What to produce =>
Exactly and only the lines from the one containing "Give me the TikZ source for this diagram." through the one containing "(0,0) rectangle (788,334);" belong in your copy. Pictures do not.

Supplied entries =>
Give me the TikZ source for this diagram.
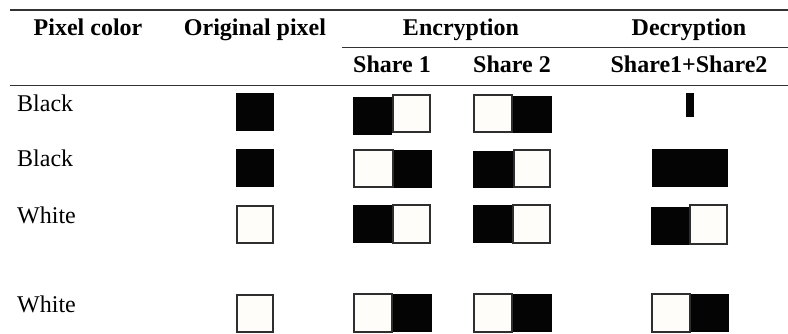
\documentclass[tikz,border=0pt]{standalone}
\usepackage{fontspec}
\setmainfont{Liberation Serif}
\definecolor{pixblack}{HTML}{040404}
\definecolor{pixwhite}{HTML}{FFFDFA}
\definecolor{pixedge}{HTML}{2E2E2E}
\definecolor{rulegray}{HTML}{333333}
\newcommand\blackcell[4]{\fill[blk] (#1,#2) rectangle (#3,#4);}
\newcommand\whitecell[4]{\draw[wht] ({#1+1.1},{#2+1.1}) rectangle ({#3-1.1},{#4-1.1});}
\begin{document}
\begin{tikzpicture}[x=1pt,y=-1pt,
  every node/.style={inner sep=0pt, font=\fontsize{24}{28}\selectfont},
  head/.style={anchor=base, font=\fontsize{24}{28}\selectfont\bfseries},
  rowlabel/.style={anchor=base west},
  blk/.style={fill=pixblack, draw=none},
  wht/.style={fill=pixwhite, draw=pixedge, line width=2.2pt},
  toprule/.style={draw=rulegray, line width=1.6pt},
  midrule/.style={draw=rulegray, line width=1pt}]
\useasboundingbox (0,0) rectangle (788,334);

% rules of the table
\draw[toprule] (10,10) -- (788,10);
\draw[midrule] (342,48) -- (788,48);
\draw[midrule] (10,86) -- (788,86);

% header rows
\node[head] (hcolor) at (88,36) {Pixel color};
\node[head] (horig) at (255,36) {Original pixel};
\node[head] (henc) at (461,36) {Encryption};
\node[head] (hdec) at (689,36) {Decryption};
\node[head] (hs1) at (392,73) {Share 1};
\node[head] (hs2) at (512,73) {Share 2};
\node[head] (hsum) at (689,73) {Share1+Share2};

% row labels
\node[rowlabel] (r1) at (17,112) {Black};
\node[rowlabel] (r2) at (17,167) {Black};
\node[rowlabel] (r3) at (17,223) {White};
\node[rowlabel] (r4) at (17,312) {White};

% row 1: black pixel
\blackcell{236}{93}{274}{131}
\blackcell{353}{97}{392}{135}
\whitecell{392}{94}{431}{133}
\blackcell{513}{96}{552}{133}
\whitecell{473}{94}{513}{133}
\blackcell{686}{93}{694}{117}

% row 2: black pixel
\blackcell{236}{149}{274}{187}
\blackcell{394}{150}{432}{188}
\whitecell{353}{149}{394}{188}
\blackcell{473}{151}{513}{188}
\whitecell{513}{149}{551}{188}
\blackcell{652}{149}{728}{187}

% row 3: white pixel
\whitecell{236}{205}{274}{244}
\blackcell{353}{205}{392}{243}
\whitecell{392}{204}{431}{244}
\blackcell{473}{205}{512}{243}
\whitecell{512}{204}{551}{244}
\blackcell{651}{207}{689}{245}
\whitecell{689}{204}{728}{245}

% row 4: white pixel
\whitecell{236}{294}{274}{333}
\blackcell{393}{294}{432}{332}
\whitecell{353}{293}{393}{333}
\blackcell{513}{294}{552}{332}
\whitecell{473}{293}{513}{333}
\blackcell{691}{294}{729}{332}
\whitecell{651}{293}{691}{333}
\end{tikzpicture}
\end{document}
--
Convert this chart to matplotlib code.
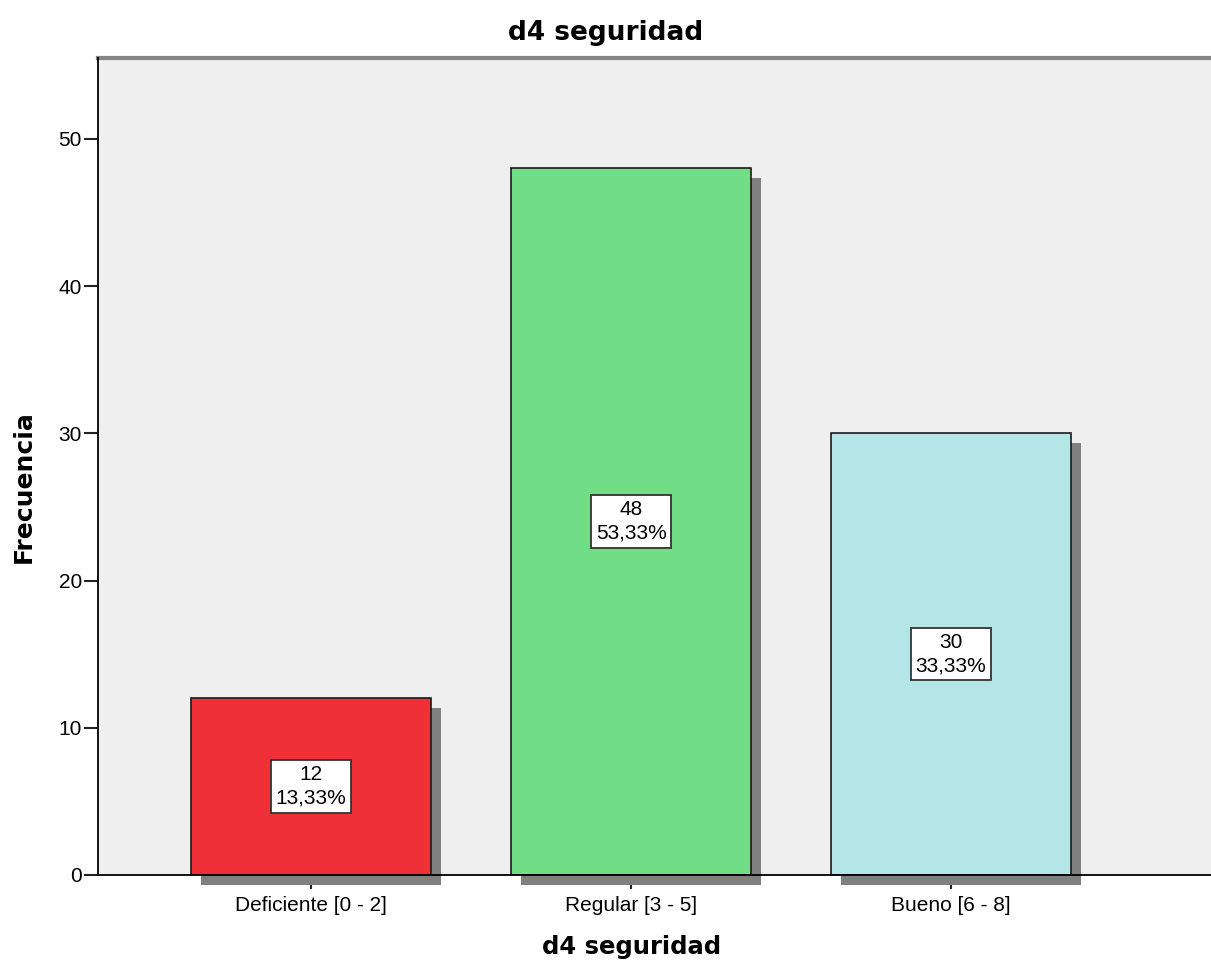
--
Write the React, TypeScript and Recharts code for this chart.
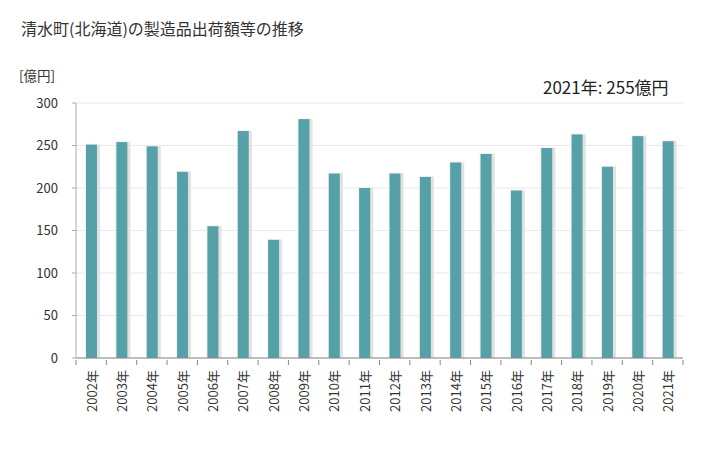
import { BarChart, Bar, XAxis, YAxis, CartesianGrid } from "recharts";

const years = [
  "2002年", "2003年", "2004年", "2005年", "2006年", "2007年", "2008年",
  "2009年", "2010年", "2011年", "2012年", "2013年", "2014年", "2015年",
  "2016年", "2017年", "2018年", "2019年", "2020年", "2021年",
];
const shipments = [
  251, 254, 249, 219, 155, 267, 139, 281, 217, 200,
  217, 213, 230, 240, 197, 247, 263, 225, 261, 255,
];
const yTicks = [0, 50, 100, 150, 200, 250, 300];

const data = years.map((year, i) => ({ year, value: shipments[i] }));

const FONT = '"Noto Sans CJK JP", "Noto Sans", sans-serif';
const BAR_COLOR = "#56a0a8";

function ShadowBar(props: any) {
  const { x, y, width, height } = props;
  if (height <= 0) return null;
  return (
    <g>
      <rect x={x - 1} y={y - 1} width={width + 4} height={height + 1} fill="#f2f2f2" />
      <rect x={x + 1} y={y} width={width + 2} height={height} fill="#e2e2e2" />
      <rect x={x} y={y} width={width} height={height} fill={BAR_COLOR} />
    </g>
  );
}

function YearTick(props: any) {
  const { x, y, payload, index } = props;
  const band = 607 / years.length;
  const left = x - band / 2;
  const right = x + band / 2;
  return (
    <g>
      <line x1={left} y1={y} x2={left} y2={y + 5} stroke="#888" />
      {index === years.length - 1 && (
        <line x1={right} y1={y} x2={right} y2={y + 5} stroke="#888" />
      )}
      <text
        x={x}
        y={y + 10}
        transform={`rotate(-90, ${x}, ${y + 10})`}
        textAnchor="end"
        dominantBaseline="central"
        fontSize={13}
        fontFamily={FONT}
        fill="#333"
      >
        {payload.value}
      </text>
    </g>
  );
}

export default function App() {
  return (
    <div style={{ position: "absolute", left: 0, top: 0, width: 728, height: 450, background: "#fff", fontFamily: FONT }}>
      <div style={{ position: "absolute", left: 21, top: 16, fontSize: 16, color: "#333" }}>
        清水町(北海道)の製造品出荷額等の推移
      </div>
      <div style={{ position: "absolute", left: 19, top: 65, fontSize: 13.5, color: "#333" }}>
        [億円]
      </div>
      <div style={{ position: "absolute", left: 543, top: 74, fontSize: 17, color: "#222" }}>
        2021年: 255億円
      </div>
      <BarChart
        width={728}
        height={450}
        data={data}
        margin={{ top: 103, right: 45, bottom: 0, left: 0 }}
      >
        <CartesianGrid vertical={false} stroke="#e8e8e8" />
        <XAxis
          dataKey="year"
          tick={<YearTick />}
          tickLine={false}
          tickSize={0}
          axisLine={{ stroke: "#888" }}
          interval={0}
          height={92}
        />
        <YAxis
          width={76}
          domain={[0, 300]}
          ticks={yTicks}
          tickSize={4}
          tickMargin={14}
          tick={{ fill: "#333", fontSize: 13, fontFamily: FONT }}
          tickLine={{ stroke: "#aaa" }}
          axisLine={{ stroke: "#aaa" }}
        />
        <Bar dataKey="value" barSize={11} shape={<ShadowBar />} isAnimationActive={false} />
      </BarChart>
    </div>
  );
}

Response to the exercise =>
Give me the TikZ source for this diagram.
\documentclass[tikz,border=0pt]{standalone}
\usepackage{fontspec}
\setmainfont{Liberation Serif}
\definecolor{pixblack}{HTML}{040404}
\definecolor{pixwhite}{HTML}{FFFDFA}
\definecolor{pixedge}{HTML}{2E2E2E}
\definecolor{rulegray}{HTML}{333333}
\newcommand\blackcell[4]{\fill[blk] (#1,#2) rectangle (#3,#4);}
\newcommand\whitecell[4]{\draw[wht] ({#1+1.1},{#2+1.1}) rectangle ({#3-1.1},{#4-1.1});}
\begin{document}
\begin{tikzpicture}[x=1pt,y=-1pt,
  every node/.style={inner sep=0pt, font=\fontsize{24}{28}\selectfont},
  head/.style={anchor=base, font=\fontsize{24}{28}\selectfont\bfseries},
  rowlabel/.style={anchor=base west},
  blk/.style={fill=pixblack, draw=none},
  wht/.style={fill=pixwhite, draw=pixedge, line width=2.2pt},
  toprule/.style={draw=rulegray, line width=1.6pt},
  midrule/.style={draw=rulegray, line width=1pt}]
\useasboundingbox (0,0) rectangle (788,334);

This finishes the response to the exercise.